L’accordo con l’Udc nel Lazio, grazie alla figura chiave della “sua” Polverini lo riempie di soddisfazione per la capacità di guardare al futuro cui allude. E non ha mancato di esibirlo, in un lungo incontro ieri con il suo futuribile alleato Pier Ferdinando Casini. Eppure, Gianfranco Fini è in queste ore alle prese con una operosa, quanto magmatica, riflessione sul da farsi. Sul tavolo le ipotesi ci sono tutte: da quella di mettersi a «rinegoziare» il proprio peso ai vari livelli di governo e di partito, a quella di una scissione – con buona pace dei Bonaiuti e dei Gasparri che ieri si sono affrettati a smentirla. Eppure, nel primo caso si tratta di un passo indietro verso la politica politicante che l’ex leader di An non ha gran voglia di fare, perché credeva che per lui con la nascita del Pdl e l’ingresso alla Camera «il tempo dei negoziati fosse finito».
Gruppo autonomo
Nel secondo caso, quello del gruppo autonomo, si tratta di una ipotesi che il presidente della Camera non vorrebbe prendere in considerazione se non nel caso in cui fosse davvero «costretto». Proprio per questo, spiegano i suoi, la prospettiva potrebbe prendere corpo solo dopo le Regionali. A meno che, ed è questa la vera novità, «nel momento in cui la Camera affronterà i temi della giustizia e le altre riforme», così come su singole leggi come biotestamento e cittadinanza, non venisse fuori qualcosa di davvero indigeribile. «Se Fini si trovasse di fronte a leggi che trova in contrasto con il proprio ruolo istituzionale, se fosse messo nella condizione di trovarsi correo, la sua battaglia la farà fino in fondo, fino al punto di far saltare tutto», spiegano. Non sono più i tempi in cui «ingoiare» in nome dell’armonia col Cavaliere. L’atteggiamento corrisponde del resto allo stato dei rapporti con Berlusconi. Un incontro con lui, spiegano, «è fissabile ma non ancora fissato». Si parla della prossima settimana, ma nessuno dei due ha finora fatto una mossa per affrettarlo: e la telefonata del Cavaliere per il compleanno del co-fondatore, fatta il 3 gennaio ma resa nota ieri, assieme a un generico impegno a «vedersi», finisce indirettamente per confermarlo. Sì è, del resto, che Fini non ha ancora deciso con quale atteggiamento presentarsi a un incontro sul quale non ripone grandi aspettative. Sa che, con ogni probabilità, si uscirebbe con una ritrovata armonia a parole «destinata a durare nei fatti quindici giorni».

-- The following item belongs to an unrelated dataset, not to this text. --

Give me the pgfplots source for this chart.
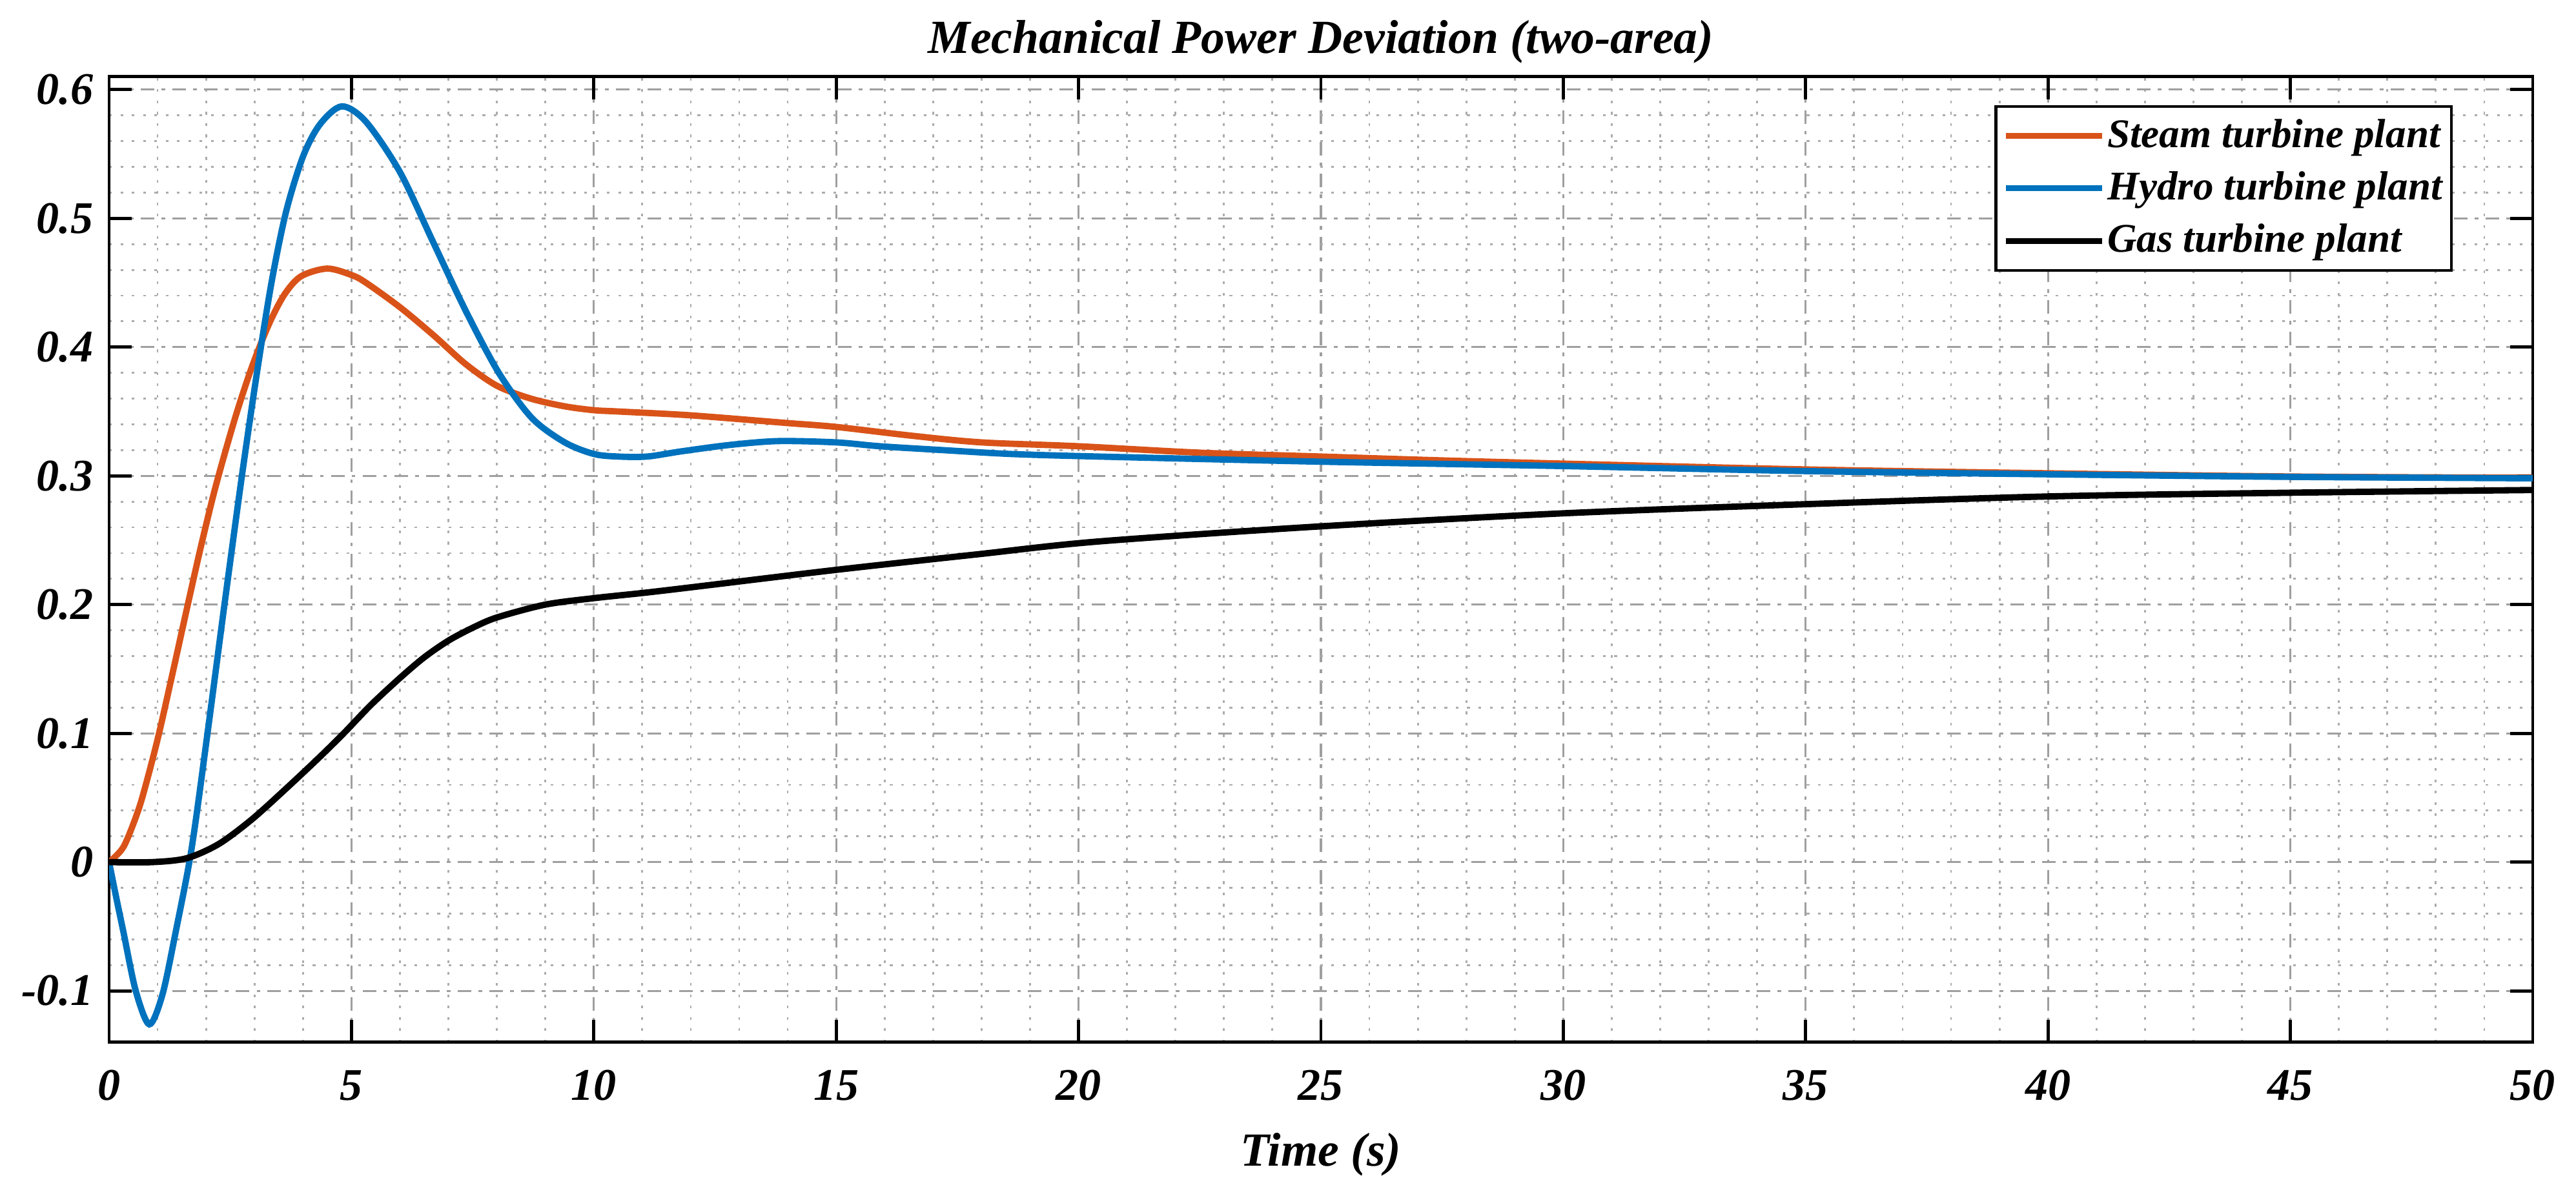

La condanna delle poltrone
Un «ultimo tentativo», comunque, il presidente della Camera è naturalmente disponibile a farlo. Nonostante continui a pensare che «Berlusconi si comporta da monarca». Nonostante sia convinto «che è lui ad armare la penna di Feltri». Ma ha ormai capito che non gli sarà possibile animare il dibattito interno stando fuori dalla stanza del comando. Così, per quanto non gli piaccia l’immagine di «cercatore di poltrone che vogliono appiccicarmi addosso», per quanto non abbia «intenzione di impiccarsi al caso Santanché», sa che se vuole «rinegoziare» il proprio peso nel Pdl, se non vuole condannarsi all’inifluenza, proprio da lì dovrà passare. Dai posti. È nelle cose, del resto, che nei vertici del partito l’uomo che dovrebbe rappresentarlo è Ignazio La Russa: un ex colonnello del quale ormai lui «non si fida affatto» (e che potrebbe voler sostituire con Bocchino). È nelle cose d’altra parte, che Berlusconi ha buon gioco ogni volta che gli risponde: «Le decisioni non le prendo io le prende il partito». Bella forza, spiegano i finiani: «Negli organismi dirigenti ci sono praticamente solo berlusconiani». Così, per quanto non abbia voglia, Fini è consapevole che, se vuol restare nel Pdl, dovrà mettersi a rinegoziare tutto: «Perché così non va. Berlusconi ha fatto tutto ciò che ha voluto, si è preso gli uomini e i posti, non mi permette di dissentire e mi tira addosso pure il Giornale», si è sfogato coi suoi. I margini di rilancio, e persino di vivibilità, si riducono ogni giorno di più. Ma Fini attende. A meno che Berlusconi non gli dia l’occasione – per lui rischiossissima di far saltare tutto con pretese eccessive sull’attività legislativa, dal legittimo impedimento in giù.